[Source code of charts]
::::
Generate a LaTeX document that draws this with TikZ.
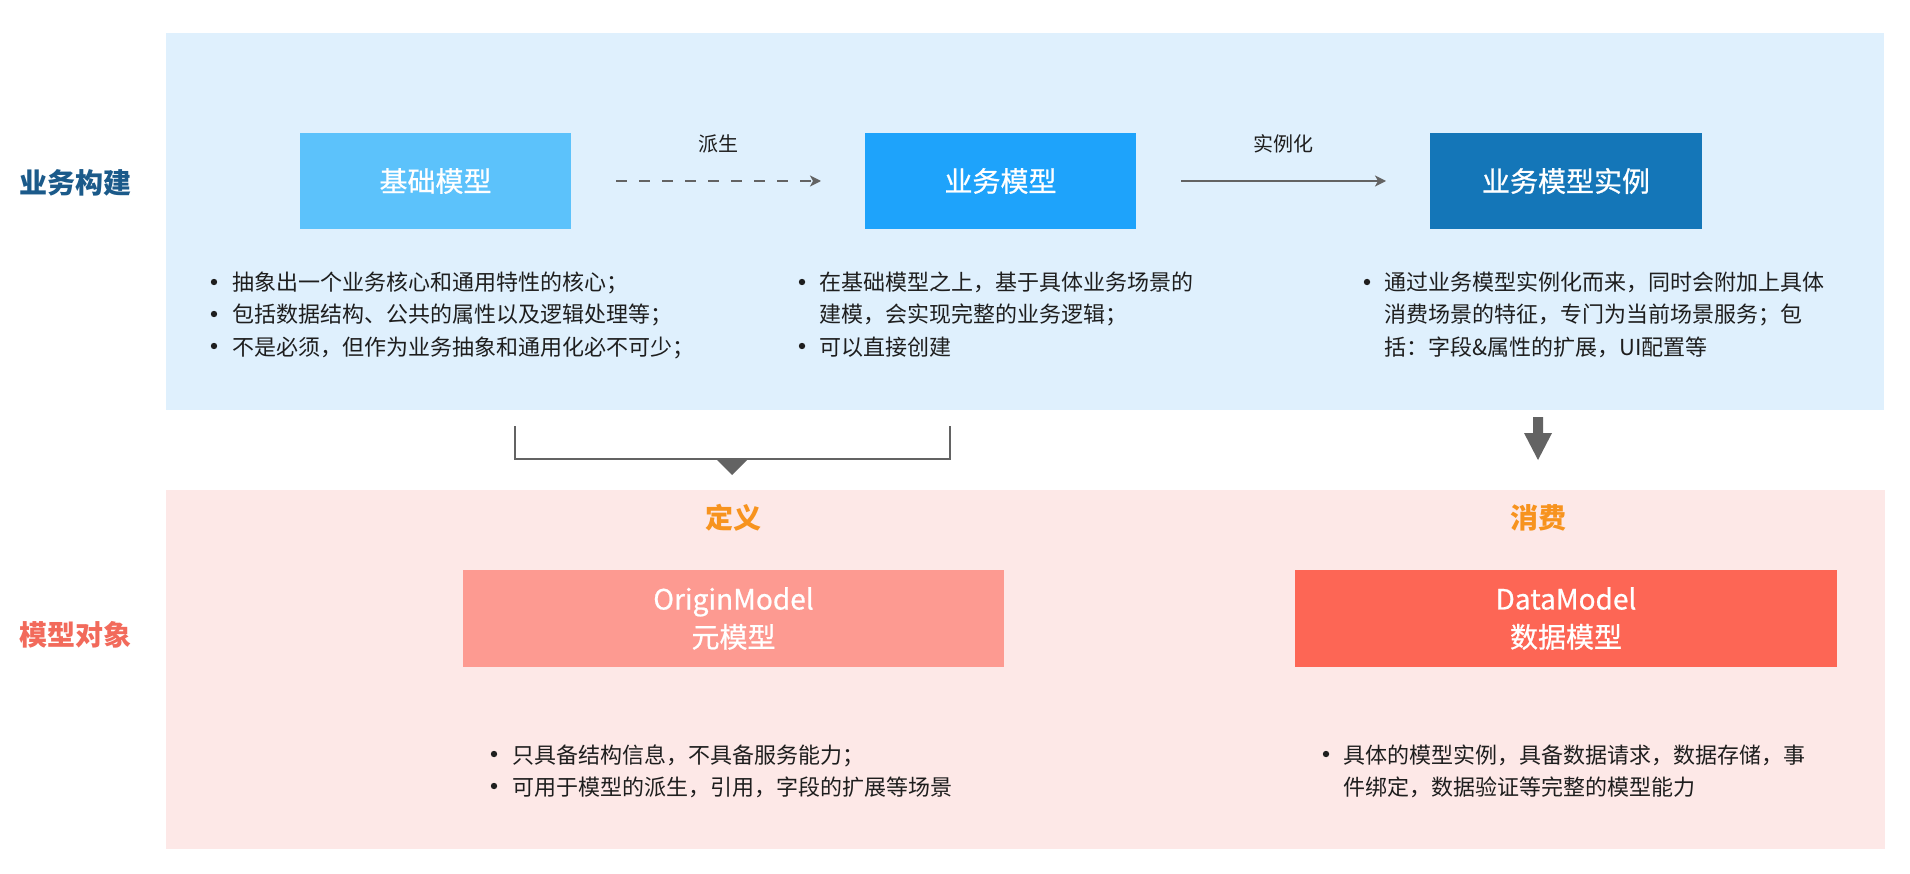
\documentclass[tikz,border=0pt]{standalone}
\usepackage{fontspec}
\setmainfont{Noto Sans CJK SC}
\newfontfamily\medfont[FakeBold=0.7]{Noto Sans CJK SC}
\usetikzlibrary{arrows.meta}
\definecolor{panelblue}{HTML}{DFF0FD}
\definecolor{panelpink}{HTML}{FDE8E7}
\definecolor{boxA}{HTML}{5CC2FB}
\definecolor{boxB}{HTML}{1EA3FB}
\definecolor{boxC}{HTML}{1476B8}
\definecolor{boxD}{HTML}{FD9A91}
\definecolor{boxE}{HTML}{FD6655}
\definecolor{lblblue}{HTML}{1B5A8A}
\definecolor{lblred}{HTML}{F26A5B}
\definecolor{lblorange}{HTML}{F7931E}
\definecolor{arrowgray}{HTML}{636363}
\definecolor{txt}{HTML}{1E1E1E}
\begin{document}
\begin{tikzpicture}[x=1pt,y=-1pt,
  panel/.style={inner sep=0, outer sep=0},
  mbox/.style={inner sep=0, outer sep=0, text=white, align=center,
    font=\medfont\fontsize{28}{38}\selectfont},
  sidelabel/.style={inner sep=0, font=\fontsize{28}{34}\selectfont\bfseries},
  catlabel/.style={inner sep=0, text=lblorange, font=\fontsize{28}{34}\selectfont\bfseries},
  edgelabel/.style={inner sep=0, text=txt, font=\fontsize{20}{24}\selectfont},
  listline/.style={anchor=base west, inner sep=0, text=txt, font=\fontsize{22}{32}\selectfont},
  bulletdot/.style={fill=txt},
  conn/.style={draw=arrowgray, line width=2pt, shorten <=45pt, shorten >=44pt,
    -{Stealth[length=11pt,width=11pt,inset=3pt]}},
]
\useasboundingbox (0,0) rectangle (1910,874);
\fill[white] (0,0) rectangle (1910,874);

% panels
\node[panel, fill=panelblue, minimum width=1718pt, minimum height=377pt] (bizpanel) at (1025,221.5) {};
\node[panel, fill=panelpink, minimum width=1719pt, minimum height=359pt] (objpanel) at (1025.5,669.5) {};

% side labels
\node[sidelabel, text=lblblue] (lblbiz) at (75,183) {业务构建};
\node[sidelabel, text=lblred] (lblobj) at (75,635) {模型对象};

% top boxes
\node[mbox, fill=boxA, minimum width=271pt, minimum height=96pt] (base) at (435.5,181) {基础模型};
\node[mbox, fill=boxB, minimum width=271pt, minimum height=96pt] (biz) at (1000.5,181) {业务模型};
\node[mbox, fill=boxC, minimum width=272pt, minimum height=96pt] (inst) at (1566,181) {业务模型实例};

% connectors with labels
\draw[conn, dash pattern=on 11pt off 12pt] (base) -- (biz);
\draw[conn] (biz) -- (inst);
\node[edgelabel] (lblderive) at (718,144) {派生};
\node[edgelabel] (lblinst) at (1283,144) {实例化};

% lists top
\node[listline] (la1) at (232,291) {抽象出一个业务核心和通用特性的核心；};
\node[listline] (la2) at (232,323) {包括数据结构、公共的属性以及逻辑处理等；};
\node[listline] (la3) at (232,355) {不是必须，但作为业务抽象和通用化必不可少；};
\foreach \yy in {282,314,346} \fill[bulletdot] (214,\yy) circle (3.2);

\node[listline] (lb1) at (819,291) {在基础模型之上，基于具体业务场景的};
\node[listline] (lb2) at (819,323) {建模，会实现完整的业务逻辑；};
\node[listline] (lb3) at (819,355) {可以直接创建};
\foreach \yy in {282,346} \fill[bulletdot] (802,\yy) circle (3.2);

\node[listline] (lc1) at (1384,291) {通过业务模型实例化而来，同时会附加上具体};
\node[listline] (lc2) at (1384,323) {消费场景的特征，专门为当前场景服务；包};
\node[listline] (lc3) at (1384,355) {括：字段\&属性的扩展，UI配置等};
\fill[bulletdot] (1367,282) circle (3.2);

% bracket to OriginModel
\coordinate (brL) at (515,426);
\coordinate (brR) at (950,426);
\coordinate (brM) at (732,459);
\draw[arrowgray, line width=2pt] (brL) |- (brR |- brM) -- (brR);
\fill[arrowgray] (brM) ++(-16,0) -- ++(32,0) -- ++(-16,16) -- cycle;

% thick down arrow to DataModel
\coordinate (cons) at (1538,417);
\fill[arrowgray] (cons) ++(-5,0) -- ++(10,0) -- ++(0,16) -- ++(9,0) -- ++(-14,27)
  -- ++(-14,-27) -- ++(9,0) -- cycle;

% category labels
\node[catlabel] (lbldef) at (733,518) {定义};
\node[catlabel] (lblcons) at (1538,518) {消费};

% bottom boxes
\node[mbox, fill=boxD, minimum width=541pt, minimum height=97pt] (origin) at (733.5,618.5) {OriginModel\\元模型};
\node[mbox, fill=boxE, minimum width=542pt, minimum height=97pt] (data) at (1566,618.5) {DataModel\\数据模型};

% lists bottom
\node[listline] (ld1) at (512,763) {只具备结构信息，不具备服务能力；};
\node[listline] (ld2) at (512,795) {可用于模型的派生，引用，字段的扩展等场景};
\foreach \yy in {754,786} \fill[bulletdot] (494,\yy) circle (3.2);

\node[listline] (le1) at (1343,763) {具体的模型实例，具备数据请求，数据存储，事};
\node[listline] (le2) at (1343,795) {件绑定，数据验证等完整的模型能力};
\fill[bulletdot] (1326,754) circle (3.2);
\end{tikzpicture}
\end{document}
::::
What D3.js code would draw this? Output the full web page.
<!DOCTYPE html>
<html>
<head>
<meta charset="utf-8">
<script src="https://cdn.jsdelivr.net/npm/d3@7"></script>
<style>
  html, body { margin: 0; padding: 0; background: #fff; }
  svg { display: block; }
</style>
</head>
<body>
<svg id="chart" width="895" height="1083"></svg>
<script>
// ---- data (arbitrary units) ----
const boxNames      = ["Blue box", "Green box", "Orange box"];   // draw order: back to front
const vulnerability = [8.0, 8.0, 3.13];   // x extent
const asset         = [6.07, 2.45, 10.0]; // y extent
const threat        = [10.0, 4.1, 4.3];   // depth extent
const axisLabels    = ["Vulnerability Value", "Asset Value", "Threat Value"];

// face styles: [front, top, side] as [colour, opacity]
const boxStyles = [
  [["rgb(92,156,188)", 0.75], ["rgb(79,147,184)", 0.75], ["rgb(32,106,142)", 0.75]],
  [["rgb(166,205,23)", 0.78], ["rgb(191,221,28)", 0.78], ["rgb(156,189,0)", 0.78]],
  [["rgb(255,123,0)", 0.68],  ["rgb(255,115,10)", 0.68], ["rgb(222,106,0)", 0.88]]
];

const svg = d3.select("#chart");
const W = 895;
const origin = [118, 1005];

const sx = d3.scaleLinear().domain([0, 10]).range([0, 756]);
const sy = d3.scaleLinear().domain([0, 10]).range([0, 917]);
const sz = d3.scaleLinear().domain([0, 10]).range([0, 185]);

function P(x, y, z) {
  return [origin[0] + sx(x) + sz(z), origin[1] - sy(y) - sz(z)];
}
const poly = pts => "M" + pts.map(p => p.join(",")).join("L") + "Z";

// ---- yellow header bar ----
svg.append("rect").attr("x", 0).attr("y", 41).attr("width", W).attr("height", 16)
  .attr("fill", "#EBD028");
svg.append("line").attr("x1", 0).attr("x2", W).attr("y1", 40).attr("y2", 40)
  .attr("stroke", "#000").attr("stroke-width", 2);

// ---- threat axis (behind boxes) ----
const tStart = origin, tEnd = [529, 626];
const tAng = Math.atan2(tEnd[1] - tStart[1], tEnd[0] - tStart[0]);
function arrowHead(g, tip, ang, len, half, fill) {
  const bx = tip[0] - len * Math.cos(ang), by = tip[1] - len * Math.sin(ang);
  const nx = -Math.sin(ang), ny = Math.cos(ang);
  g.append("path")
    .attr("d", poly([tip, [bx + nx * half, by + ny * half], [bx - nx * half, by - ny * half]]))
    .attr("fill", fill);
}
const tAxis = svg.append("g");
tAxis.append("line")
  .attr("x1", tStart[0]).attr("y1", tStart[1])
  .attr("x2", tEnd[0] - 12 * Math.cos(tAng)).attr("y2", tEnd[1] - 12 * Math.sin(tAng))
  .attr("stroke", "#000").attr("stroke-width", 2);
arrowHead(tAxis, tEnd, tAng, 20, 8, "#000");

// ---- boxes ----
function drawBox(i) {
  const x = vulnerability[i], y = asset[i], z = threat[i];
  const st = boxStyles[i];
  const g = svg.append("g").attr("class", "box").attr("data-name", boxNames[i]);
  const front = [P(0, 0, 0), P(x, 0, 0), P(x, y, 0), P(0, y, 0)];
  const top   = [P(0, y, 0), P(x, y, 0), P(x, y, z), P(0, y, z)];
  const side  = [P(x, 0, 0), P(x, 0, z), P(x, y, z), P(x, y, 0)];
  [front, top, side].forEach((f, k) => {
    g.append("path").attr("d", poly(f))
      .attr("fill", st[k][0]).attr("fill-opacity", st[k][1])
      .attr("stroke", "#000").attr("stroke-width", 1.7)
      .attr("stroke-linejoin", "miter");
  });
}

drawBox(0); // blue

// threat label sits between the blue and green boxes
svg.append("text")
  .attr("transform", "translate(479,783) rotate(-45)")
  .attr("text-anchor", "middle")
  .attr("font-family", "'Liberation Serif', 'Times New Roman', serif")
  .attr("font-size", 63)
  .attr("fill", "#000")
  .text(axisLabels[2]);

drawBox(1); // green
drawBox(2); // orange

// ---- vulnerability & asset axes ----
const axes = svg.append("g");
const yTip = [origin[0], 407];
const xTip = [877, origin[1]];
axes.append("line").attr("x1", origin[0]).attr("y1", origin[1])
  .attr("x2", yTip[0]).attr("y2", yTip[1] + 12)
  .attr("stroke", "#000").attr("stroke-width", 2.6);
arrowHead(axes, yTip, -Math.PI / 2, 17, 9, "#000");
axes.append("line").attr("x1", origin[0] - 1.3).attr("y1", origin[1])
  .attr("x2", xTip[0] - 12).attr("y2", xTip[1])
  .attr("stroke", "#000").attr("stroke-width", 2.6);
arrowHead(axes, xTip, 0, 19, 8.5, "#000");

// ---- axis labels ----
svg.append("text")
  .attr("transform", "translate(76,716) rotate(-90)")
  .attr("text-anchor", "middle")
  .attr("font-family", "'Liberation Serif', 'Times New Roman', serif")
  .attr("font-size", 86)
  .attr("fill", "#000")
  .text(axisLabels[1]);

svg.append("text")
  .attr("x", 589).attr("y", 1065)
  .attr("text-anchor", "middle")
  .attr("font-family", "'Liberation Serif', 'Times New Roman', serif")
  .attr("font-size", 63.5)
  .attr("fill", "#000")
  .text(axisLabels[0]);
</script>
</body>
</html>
::::
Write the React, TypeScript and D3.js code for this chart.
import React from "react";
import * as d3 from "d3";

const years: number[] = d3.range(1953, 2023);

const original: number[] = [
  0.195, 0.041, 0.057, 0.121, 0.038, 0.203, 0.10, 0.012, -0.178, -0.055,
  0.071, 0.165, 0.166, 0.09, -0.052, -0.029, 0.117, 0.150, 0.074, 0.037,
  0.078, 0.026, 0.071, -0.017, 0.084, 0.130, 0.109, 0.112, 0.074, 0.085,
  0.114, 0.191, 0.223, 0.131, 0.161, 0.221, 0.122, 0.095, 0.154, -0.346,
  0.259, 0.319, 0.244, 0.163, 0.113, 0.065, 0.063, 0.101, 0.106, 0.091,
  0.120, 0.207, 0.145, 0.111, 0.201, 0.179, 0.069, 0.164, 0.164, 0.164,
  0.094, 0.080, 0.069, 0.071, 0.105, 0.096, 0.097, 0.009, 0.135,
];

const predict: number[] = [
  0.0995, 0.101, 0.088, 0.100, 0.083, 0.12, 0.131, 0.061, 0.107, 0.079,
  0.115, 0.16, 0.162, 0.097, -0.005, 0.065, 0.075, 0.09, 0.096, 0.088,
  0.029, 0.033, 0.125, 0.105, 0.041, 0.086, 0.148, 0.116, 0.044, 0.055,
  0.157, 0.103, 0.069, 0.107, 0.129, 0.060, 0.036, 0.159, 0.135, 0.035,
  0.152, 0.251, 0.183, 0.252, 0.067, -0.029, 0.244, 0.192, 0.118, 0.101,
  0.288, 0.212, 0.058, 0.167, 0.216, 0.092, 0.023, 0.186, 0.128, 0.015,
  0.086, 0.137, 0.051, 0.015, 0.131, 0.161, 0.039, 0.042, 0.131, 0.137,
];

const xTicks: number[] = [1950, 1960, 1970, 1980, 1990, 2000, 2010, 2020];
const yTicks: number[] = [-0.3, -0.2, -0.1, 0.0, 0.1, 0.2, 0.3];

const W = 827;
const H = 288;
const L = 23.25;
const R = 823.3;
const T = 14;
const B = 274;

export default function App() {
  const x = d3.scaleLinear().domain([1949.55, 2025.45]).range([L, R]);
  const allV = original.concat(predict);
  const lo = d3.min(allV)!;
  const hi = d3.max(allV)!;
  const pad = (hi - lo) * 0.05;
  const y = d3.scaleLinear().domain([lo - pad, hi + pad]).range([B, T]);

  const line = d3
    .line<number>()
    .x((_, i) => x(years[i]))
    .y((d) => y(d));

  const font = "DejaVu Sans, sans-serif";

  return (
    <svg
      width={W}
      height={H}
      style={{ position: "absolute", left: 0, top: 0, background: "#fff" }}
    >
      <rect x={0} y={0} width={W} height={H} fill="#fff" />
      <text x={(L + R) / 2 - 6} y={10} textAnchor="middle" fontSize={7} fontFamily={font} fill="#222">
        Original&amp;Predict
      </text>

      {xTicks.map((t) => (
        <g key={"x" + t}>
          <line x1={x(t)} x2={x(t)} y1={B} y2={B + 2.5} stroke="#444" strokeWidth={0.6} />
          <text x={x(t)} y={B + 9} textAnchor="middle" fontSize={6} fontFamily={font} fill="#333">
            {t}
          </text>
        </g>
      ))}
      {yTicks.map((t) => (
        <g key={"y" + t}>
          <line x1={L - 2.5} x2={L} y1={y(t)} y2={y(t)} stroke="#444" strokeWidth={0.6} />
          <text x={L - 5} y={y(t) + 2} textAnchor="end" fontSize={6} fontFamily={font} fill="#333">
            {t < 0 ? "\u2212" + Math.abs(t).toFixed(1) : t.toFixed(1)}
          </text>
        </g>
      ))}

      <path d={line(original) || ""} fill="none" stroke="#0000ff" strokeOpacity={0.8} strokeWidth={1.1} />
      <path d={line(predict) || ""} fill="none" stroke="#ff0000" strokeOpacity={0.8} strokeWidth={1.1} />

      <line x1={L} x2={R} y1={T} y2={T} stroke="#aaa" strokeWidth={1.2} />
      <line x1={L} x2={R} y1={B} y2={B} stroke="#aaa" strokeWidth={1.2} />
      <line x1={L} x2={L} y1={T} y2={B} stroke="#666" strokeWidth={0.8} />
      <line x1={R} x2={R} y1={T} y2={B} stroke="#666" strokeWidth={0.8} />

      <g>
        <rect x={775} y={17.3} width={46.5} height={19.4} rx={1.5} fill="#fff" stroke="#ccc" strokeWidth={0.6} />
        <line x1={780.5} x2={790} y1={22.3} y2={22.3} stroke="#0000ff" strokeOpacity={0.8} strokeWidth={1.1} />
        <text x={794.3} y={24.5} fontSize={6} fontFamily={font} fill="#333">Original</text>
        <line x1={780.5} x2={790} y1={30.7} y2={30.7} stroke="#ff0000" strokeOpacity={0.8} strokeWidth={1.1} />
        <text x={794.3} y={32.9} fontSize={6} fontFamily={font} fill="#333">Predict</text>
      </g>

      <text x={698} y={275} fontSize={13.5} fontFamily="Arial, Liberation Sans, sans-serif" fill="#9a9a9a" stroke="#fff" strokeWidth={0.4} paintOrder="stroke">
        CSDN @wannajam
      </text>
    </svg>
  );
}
::::
# Task objective
Start at the line with "Write the React, TypeScript" and stop after the line with "const years: number[] = d3.range(1953, 2023);". Repeat exactly the lines in that range.

# Correct output
Write the React, TypeScript and D3.js code for this chart.
import React from "react";
import * as d3 from "d3";

const years: number[] = d3.range(1953, 2023);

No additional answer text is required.